Next, conditional on these observations, we wish to know the distributions of the GP at test points \(X_* \in \mathbb{R}^n\), i.e. the conditional distribution \(y_* = f(X_*) ~| \mathcal{D}\). This can be achieved by first model \(y_*\) and \(y\) jointly, then condition on \(y\). Using the conditional distribution formula above, we denote for simplicity the Gram matrices
\[ K = k(X, X), \qquad K_* = k(X, X_*), \qquad K_{**}=k(X_*, X_*), \]
which gives us
\[ \begin{split} y_* ~|X_*, \mathcal{D}, \sigma^2 &\sim N_{n}(\mu_{y_* | \mathcal{D}}, K_{y_* | \mathcal{D}}), \\ \mu_{y_* | \mathcal{D}} &= \mu(X) + K_*^T (K + \sigma^2 I_n)^{-1} y,\\ K_{y_* | \mathcal{D}} &= K_{**} - K_*^T (K + \sigma^2 I_n)^{-1}K_*. \end{split} \]

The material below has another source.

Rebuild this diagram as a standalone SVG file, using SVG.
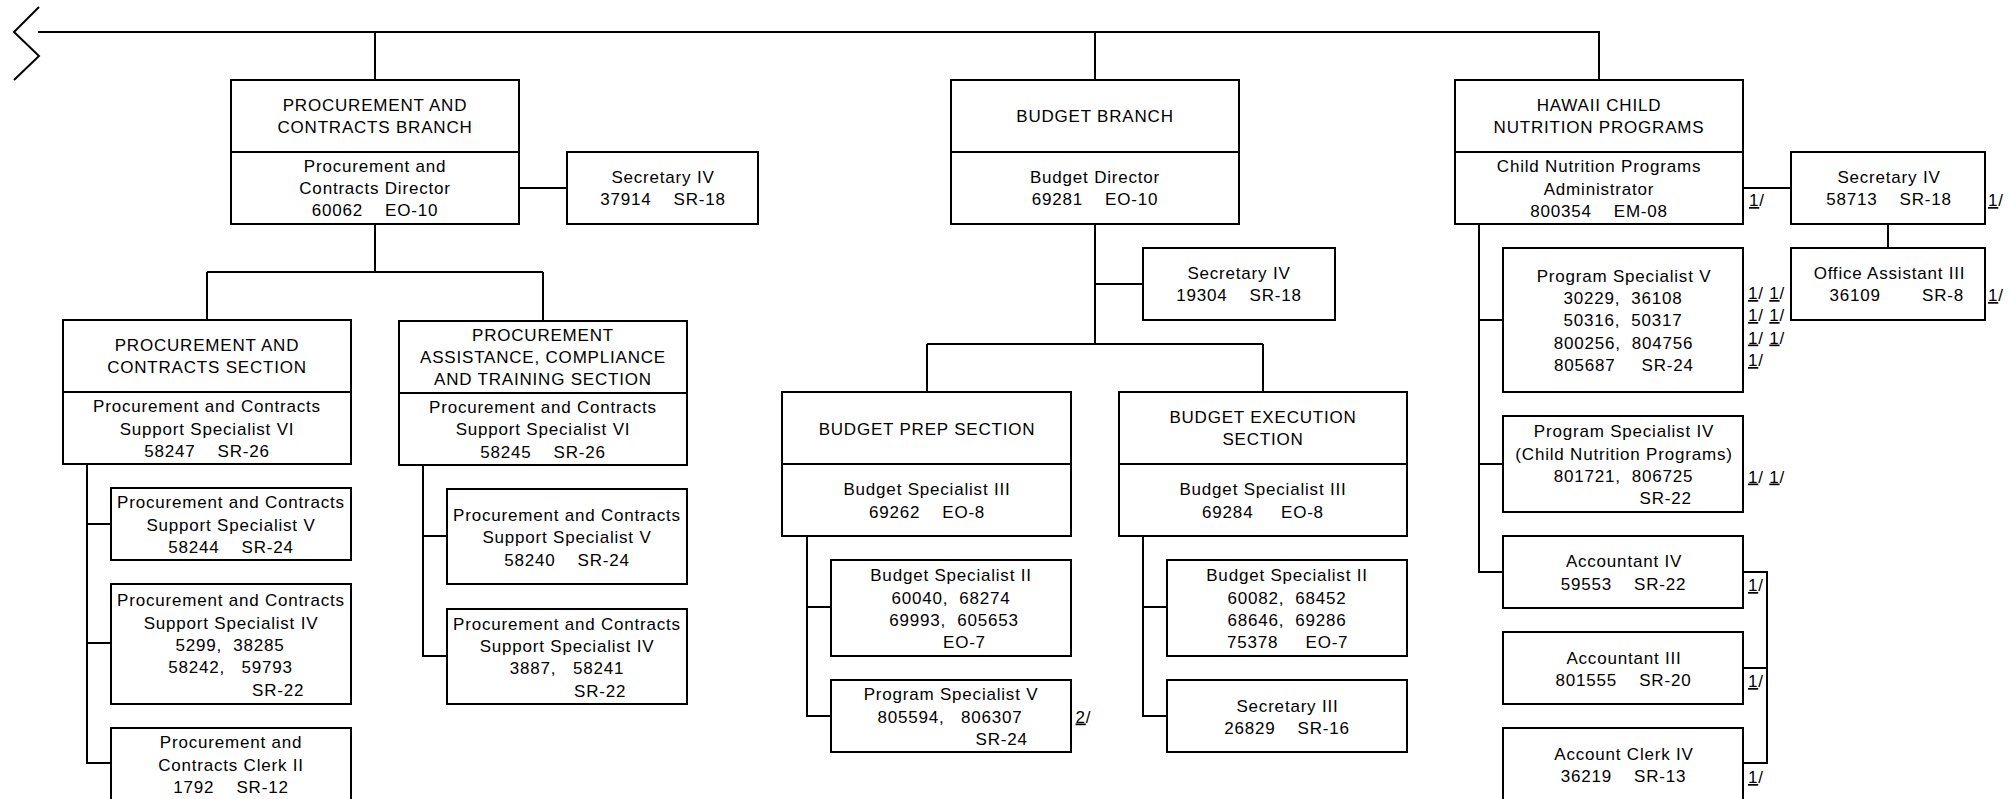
<svg xmlns="http://www.w3.org/2000/svg" width="2008" height="799" viewBox="0 0 2008 799" xml:space="preserve">
<style>
.b{fill:#fff;stroke:#000;stroke-width:2}
.l{fill:none;stroke:#000;stroke-width:2}
text{font-family:"Liberation Sans",Arial,sans-serif;font-size:17px;letter-spacing:0.8px;fill:#000;text-anchor:middle;white-space:pre}
.s{text-anchor:start}
.u{text-decoration:underline}
</style>
<rect width="2008" height="799" fill="#fff"/>
<g id="connectors" class="l">
<polyline points="39,7 14,32 39,56 14,80"/>
<path d="M38,32H1599V80M375,32V80M1095,32V80"/>
<path d="M519,188H567M375,224V272M207,272H543M207,272V320M543,272V321"/>
<path d="M87,464V763H111M87,524H111M87,643H111"/>
<path d="M423,465V656H447M423,536H447"/>
<path d="M1095,224V344M1095,284H1143M927,344H1263M927,344V392M1263,344V392"/>
<path d="M807,536V716H831M807,607H831"/>
<path d="M1143,536V716H1167M1143,607H1167"/>
<path d="M1743,188H1791M1888,224V248M1479,224V572H1503M1479,320H1503M1479,464H1503"/>
<path d="M1743,572H1767V763H1743M1743,668H1767"/>
</g>
<g id="procurement-branch">
<rect class="b" x="231" y="80" width="288" height="144"/><path class="l" d="M231,152H519"/>
<text x="375" y="110.5">PROCUREMENT AND</text>
<text x="375" y="132.5">CONTRACTS BRANCH</text>
<text x="375" y="171.5">Procurement and</text>
<text x="375" y="193.5">Contracts Director</text>
<text x="375" y="216">60062    EO-10</text>
</g>
<g id="secretary-procurement">
<rect class="b" x="567" y="152" width="191" height="72"/>
<text x="663" y="182.5">Secretary IV</text>
<text x="663" y="204.5">37914    SR-18</text>
</g>
<g id="pc-section">
<rect class="b" x="63" y="320" width="288" height="144"/><path class="l" d="M63,392H351"/>
<text x="207" y="351">PROCUREMENT AND</text>
<text x="207" y="373">CONTRACTS SECTION</text>
<text x="207" y="412">Procurement and Contracts</text>
<text x="207" y="434.5">Support Specialist VI</text>
<text x="207" y="456.5">58247    SR-26</text>
</g>
<g id="pact-section">
<rect class="b" x="399" y="321" width="288" height="144"/><path class="l" d="M399,393H687"/>
<text x="543" y="341">PROCUREMENT</text>
<text x="543" y="363">ASSISTANCE, COMPLIANCE</text>
<text x="543" y="385">AND TRAINING SECTION</text>
<text x="543" y="412.5">Procurement and Contracts</text>
<text x="543" y="435">Support Specialist VI</text>
<text x="543" y="457.5">58245    SR-26</text>
</g>
<g id="pcss5-left">
<rect class="b" x="111" y="488" width="240" height="72"/>
<text x="231" y="508">Procurement and Contracts</text>
<text x="231" y="530.5">Support Specialist V</text>
<text x="231" y="552.5">58244    SR-24</text>
</g>
<g id="pcss4-left">
<rect class="b" x="111" y="584" width="240" height="120"/>
<text x="231" y="606">Procurement and Contracts</text>
<text x="231" y="628.5">Support Specialist IV</text>
<text x="230" y="651">5299,  38285</text>
<text x="230.5" y="673">58242,   59793</text>
<text class="s" x="252" y="695.5">SR-22</text>
</g>
<g id="clerk2">
<rect class="b" x="111" y="728" width="240" height="80"/>
<text x="231" y="748">Procurement and</text>
<text x="231" y="770.5">Contracts Clerk II</text>
<text x="231" y="793">1792    SR-12</text>
</g>
<g id="pcss5-right">
<rect class="b" x="447" y="489" width="240" height="95"/>
<text x="567" y="521">Procurement and Contracts</text>
<text x="567" y="543">Support Specialist V</text>
<text x="567" y="565.5">58240    SR-24</text>
</g>
<g id="pcss4-right">
<rect class="b" x="447" y="609" width="240" height="95"/>
<text x="567" y="629.5">Procurement and Contracts</text>
<text x="567" y="652">Support Specialist IV</text>
<text x="567" y="674">3887,   58241</text>
<text class="s" x="574" y="696.5">SR-22</text>
</g>
<g id="budget-branch">
<rect class="b" x="951" y="80" width="288" height="144"/><path class="l" d="M951,152H1239"/>
<text x="1095" y="121.5">BUDGET BRANCH</text>
<text x="1095" y="182.5">Budget Director</text>
<text x="1095" y="205">69281    EO-10</text>
</g>
<g id="secretary-budget">
<rect class="b" x="1143" y="248" width="192" height="72"/>
<text x="1239" y="278.5">Secretary IV</text>
<text x="1239" y="301">19304    SR-18</text>
</g>
<g id="budget-prep">
<rect class="b" x="782" y="392" width="289" height="144"/><path class="l" d="M782,464H1071"/>
<text x="927" y="434.5">BUDGET PREP SECTION</text>
<text x="927" y="494.5">Budget Specialist III</text>
<text x="927" y="517.5">69262    EO-8</text>
</g>
<g id="budget-exec">
<rect class="b" x="1119" y="392" width="288" height="144"/><path class="l" d="M1119,464H1407"/>
<text x="1263" y="422.5">BUDGET EXECUTION</text>
<text x="1263" y="445">SECTION</text>
<text x="1263" y="494.5">Budget Specialist III</text>
<text x="1263" y="517.5">69284     EO-8</text>
</g>
<g id="bs2-prep">
<rect class="b" x="831" y="560" width="240" height="96"/>
<text x="951" y="581">Budget Specialist II</text>
<text x="951" y="603.5">60040,  68274</text>
<text x="954" y="626">69993,  605653</text>
<text class="s" x="943" y="648">EO-7</text>
</g>
<g id="ps5-prep">
<rect class="b" x="831" y="680" width="240" height="72"/>
<text x="951" y="700">Program Specialist V</text>
<text x="950" y="722.5">805594,   806307</text>
<text class="s" x="975.5" y="744.5">SR-24</text>
<text class="s" x="1075.5" y="722.5"><tspan class="u">2</tspan>/</text>
</g>
<g id="bs2-exec">
<rect class="b" x="1167" y="560" width="240" height="96"/>
<text x="1287" y="581">Budget Specialist II</text>
<text x="1287" y="603.5">60082,  68452</text>
<text x="1287" y="626">68646,  69286</text>
<text class="s" y="648"><tspan x="1227">75378</tspan><tspan x="1305.5">EO-7</tspan></text>
</g>
<g id="secretary3">
<rect class="b" x="1167" y="680" width="240" height="72"/>
<text x="1287.5" y="712">Secretary III</text>
<text x="1287" y="734">26829    SR-16</text>
</g>
<g id="hawaii-cnp">
<rect class="b" x="1455" y="80" width="288" height="144"/><path class="l" d="M1455,152H1743"/>
<text x="1599" y="111">HAWAII CHILD</text>
<text x="1599" y="133">NUTRITION PROGRAMS</text>
<text x="1599" y="172">Child Nutrition Programs</text>
<text x="1599" y="194.5">Administrator</text>
<text x="1599" y="216.5">800354    EM-08</text>
<text class="s" x="1749" y="206"><tspan class="u">1</tspan>/</text>
</g>
<g id="secretary-hawaii">
<rect class="b" x="1791" y="152" width="194" height="72"/>
<text x="1889" y="182.5">Secretary IV</text>
<text x="1889" y="205">58713    SR-18</text>
<text class="s" x="1988" y="206"><tspan class="u">1</tspan>/</text>
</g>
<g id="office-assistant3">
<rect class="b" x="1791" y="248" width="194" height="72"/>
<text x="1889.5" y="278.5">Office Assistant III</text>
<text class="s" y="301"><tspan x="1829.5">36109</tspan><tspan x="1922">SR-8</tspan></text>
<text class="s" x="1988" y="301"><tspan class="u">1</tspan>/</text>
</g>
<g id="ps5-hawaii">
<rect class="b" x="1503" y="248" width="240" height="144"/>
<text x="1624" y="282">Program Specialist V</text>
<text x="1623" y="304">30229,  36108</text>
<text x="1623" y="326">50316,  50317</text>
<text x="1623.5" y="349">800256,  804756</text>
<text class="s" y="371"><tspan x="1554">805687</tspan><tspan x="1641.5">SR-24</tspan></text>
<text class="s" x="1748" y="299"><tspan class="u">1</tspan>/ <tspan class="u">1</tspan>/</text>
<text class="s" x="1748" y="321"><tspan class="u">1</tspan>/ <tspan class="u">1</tspan>/</text>
<text class="s" x="1748" y="343.5"><tspan class="u">1</tspan>/ <tspan class="u">1</tspan>/</text>
<text class="s" x="1748" y="366"><tspan class="u">1</tspan>/</text>
</g>
<g id="ps4-hawaii">
<rect class="b" x="1503" y="416" width="240" height="96"/>
<text x="1624" y="437">Program Specialist IV</text>
<text x="1624" y="459.5">(Child Nutrition Programs)</text>
<text x="1623.5" y="481.5">801721,  806725</text>
<text class="s" x="1639.5" y="503.5">SR-22</text>
<text class="s" x="1748" y="482.5"><tspan class="u">1</tspan>/ <tspan class="u">1</tspan>/</text>
</g>
<g id="accountant4">
<rect class="b" x="1503" y="536" width="240" height="72"/>
<text x="1624" y="566.5">Accountant IV</text>
<text x="1623.5" y="590">59553    SR-22</text>
<text class="s" x="1748" y="591"><tspan class="u">1</tspan>/</text>
</g>
<g id="accountant3">
<rect class="b" x="1503" y="632" width="240" height="72"/>
<text x="1624" y="664">Accountant III</text>
<text x="1623.5" y="686">801555    SR-20</text>
<text class="s" x="1748" y="687"><tspan class="u">1</tspan>/</text>
</g>
<g id="account-clerk4">
<rect class="b" x="1503" y="728" width="240" height="80"/>
<text x="1624" y="760">Account Clerk IV</text>
<text x="1623.5" y="782">36219    SR-13</text>
<text class="s" x="1748" y="783"><tspan class="u">1</tspan>/</text>
</g>
</svg>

In the common scenario where we assume \(\mu = 0\), we further have the following GP predictive distribution
\[ \begin{split} y_* ~|X_*, \mathcal{D}, \sigma^2 &\sim N_{n}(\mu_{y_* | \mathcal{D}}, K_{y_* | \mathcal{D}}), \\ \mu_{y_* | \mathcal{D}} &= K_*^T (K + \sigma^2 I_n)^{-1} y,\\ K_{y_* | \mathcal{D}} &= K_{**} - K_*^T (K + \sigma^2 I_n)^{-1}K_*. \end{split} \]